DIRECTIONS FOR THIS TASK: Provide an exact copy of the data, excluding the images.

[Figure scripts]

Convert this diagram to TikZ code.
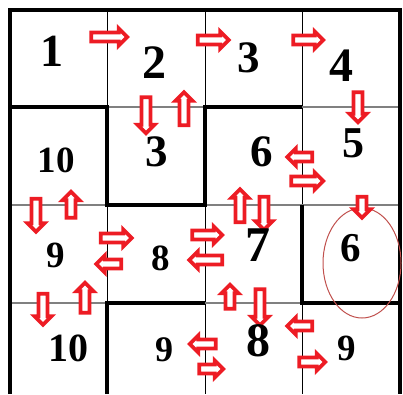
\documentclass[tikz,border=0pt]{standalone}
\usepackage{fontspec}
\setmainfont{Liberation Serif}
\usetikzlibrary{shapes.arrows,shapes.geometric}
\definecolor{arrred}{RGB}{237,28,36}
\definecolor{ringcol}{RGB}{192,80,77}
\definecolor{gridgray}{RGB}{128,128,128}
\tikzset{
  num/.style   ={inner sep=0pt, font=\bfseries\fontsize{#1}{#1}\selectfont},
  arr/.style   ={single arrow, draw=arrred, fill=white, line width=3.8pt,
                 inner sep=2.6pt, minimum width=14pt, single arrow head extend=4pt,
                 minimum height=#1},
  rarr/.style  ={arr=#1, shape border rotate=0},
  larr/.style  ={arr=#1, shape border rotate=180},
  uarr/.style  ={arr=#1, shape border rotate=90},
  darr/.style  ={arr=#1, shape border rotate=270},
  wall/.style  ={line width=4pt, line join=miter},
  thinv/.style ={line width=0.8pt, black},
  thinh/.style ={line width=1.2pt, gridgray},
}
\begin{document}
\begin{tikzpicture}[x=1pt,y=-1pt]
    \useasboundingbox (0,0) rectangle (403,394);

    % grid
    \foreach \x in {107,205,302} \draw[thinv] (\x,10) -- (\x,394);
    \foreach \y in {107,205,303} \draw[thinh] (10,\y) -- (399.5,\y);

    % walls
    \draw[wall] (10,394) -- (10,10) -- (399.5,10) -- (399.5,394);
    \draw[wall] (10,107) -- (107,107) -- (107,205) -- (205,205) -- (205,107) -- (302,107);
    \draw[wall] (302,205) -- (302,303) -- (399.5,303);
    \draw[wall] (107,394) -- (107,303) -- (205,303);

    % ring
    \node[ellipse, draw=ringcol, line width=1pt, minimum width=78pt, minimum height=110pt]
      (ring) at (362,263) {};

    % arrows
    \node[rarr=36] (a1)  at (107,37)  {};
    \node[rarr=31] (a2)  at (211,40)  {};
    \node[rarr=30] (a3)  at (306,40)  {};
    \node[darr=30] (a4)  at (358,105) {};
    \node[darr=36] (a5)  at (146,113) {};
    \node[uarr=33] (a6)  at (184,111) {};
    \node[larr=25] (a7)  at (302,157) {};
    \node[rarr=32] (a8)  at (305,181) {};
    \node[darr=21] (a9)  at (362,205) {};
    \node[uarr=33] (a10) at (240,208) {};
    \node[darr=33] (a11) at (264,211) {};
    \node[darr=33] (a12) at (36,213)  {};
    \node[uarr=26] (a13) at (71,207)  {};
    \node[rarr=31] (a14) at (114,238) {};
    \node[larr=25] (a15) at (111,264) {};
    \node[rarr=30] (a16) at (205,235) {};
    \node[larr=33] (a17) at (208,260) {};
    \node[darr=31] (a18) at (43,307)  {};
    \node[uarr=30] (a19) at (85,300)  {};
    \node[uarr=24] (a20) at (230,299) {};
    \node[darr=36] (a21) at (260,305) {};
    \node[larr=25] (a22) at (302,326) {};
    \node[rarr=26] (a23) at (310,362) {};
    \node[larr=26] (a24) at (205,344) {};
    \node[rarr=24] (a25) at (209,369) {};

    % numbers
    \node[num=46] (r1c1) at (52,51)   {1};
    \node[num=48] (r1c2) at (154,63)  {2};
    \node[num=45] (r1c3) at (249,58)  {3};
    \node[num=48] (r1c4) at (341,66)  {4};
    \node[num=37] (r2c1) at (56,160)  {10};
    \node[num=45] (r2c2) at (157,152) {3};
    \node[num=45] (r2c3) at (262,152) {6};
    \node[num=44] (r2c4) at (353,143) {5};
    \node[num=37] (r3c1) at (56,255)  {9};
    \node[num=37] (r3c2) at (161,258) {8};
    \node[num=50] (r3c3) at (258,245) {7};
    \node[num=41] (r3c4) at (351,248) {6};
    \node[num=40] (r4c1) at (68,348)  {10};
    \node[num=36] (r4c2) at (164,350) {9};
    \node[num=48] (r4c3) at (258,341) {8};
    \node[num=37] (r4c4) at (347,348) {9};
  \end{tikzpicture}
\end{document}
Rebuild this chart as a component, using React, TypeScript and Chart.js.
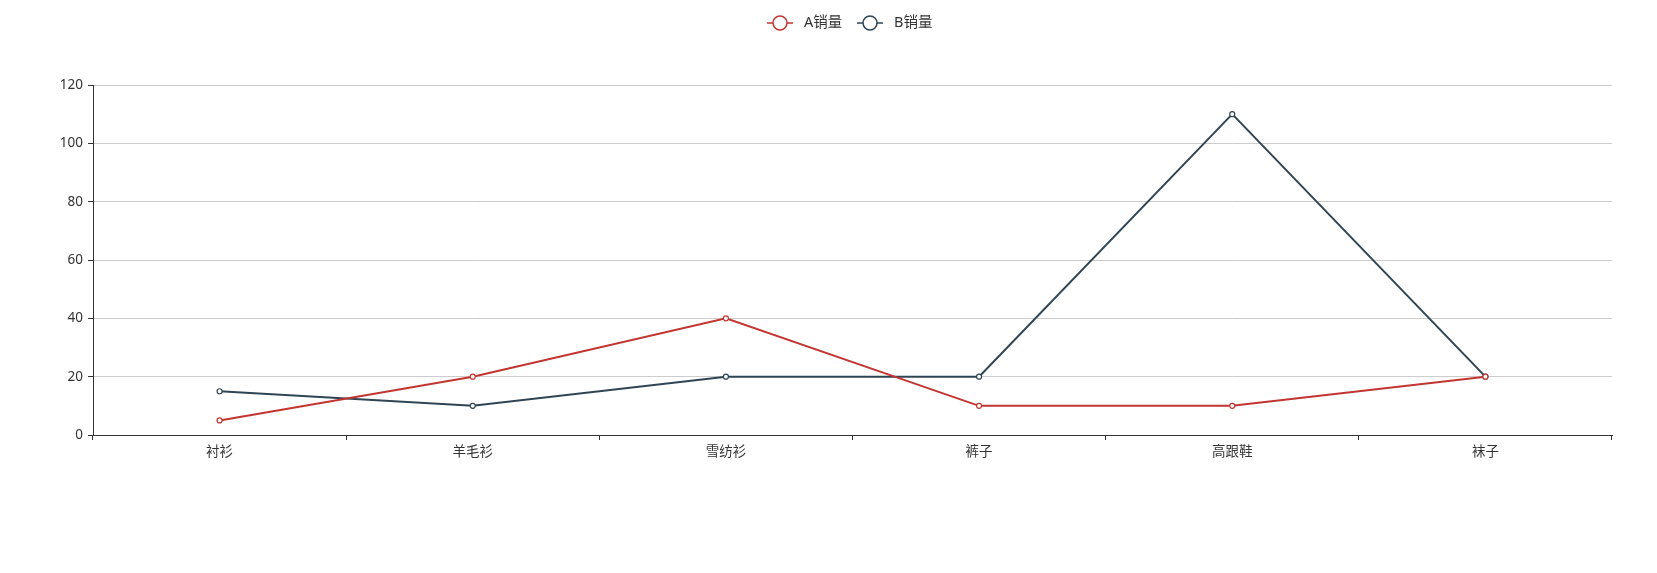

SOLVED EXERCISE:
Convert this diagram to TikZ code.
\documentclass[tikz,border=0pt]{standalone}
\usepackage{fontspec}
\setmainfont{Liberation Serif}
\usetikzlibrary{shapes.arrows,shapes.geometric}
\definecolor{arrred}{RGB}{237,28,36}
\definecolor{ringcol}{RGB}{192,80,77}
\definecolor{gridgray}{RGB}{128,128,128}
\tikzset{
  num/.style   ={inner sep=0pt, font=\bfseries\fontsize{#1}{#1}\selectfont},
  arr/.style   ={single arrow, draw=arrred, fill=white, line width=3.8pt,
                 inner sep=2.6pt, minimum width=14pt, single arrow head extend=4pt,
                 minimum height=#1},
  rarr/.style  ={arr=#1, shape border rotate=0},
  larr/.style  ={arr=#1, shape border rotate=180},
  uarr/.style  ={arr=#1, shape border rotate=90},
  darr/.style  ={arr=#1, shape border rotate=270},
  wall/.style  ={line width=4pt, line join=miter},
  thinv/.style ={line width=0.8pt, black},
  thinh/.style ={line width=1.2pt, gridgray},
}
\begin{document}
\begin{tikzpicture}[x=1pt,y=-1pt]
    \useasboundingbox (0,0) rectangle (403,394);

    % grid
    \foreach \x in {107,205,302} \draw[thinv] (\x,10) -- (\x,394);
    \foreach \y in {107,205,303} \draw[thinh] (10,\y) -- (399.5,\y);

    % walls
    \draw[wall] (10,394) -- (10,10) -- (399.5,10) -- (399.5,394);
    \draw[wall] (10,107) -- (107,107) -- (107,205) -- (205,205) -- (205,107) -- (302,107);
    \draw[wall] (302,205) -- (302,303) -- (399.5,303);
    \draw[wall] (107,394) -- (107,303) -- (205,303);

    % ring
    \node[ellipse, draw=ringcol, line width=1pt, minimum width=78pt, minimum height=110pt]
      (ring) at (362,263) {};

    % arrows
    \node[rarr=36] (a1)  at (107,37)  {};
    \node[rarr=31] (a2)  at (211,40)  {};
    \node[rarr=30] (a3)  at (306,40)  {};
    \node[darr=30] (a4)  at (358,105) {};
    \node[darr=36] (a5)  at (146,113) {};
    \node[uarr=33] (a6)  at (184,111) {};
    \node[larr=25] (a7)  at (302,157) {};
    \node[rarr=32] (a8)  at (305,181) {};
    \node[darr=21] (a9)  at (362,205) {};
    \node[uarr=33] (a10) at (240,208) {};
    \node[darr=33] (a11) at (264,211) {};
    \node[darr=33] (a12) at (36,213)  {};
    \node[uarr=26] (a13) at (71,207)  {};
    \node[rarr=31] (a14) at (114,238) {};
    \node[larr=25] (a15) at (111,264) {};
    \node[rarr=30] (a16) at (205,235) {};
    \node[larr=33] (a17) at (208,260) {};
    \node[darr=31] (a18) at (43,307)  {};
    \node[uarr=30] (a19) at (85,300)  {};
    \node[uarr=24] (a20) at (230,299) {};
    \node[darr=36] (a21) at (260,305) {};
    \node[larr=25] (a22) at (302,326) {};
    \node[rarr=26] (a23) at (310,362) {};
    \node[larr=26] (a24) at (205,344) {};
    \node[rarr=24] (a25) at (209,369) {};

    % numbers
    \node[num=46] (r1c1) at (52,51)   {1};
    \node[num=48] (r1c2) at (154,63)  {2};
    \node[num=45] (r1c3) at (249,58)  {3};
    \node[num=48] (r1c4) at (341,66)  {4};
    \node[num=37] (r2c1) at (56,160)  {10};
    \node[num=45] (r2c2) at (157,152) {3};
    \node[num=45] (r2c3) at (262,152) {6};
    \node[num=44] (r2c4) at (353,143) {5};
    \node[num=37] (r3c1) at (56,255)  {9};
    \node[num=37] (r3c2) at (161,258) {8};
    \node[num=50] (r3c3) at (258,245) {7};
    \node[num=41] (r3c4) at (351,248) {6};
    \node[num=40] (r4c1) at (68,348)  {10};
    \node[num=36] (r4c2) at (164,350) {9};
    \node[num=48] (r4c3) at (258,341) {8};
    \node[num=37] (r4c4) at (347,348) {9};
  \end{tikzpicture}
\end{document}
Rebuild this chart as a component, using React, TypeScript and Chart.js.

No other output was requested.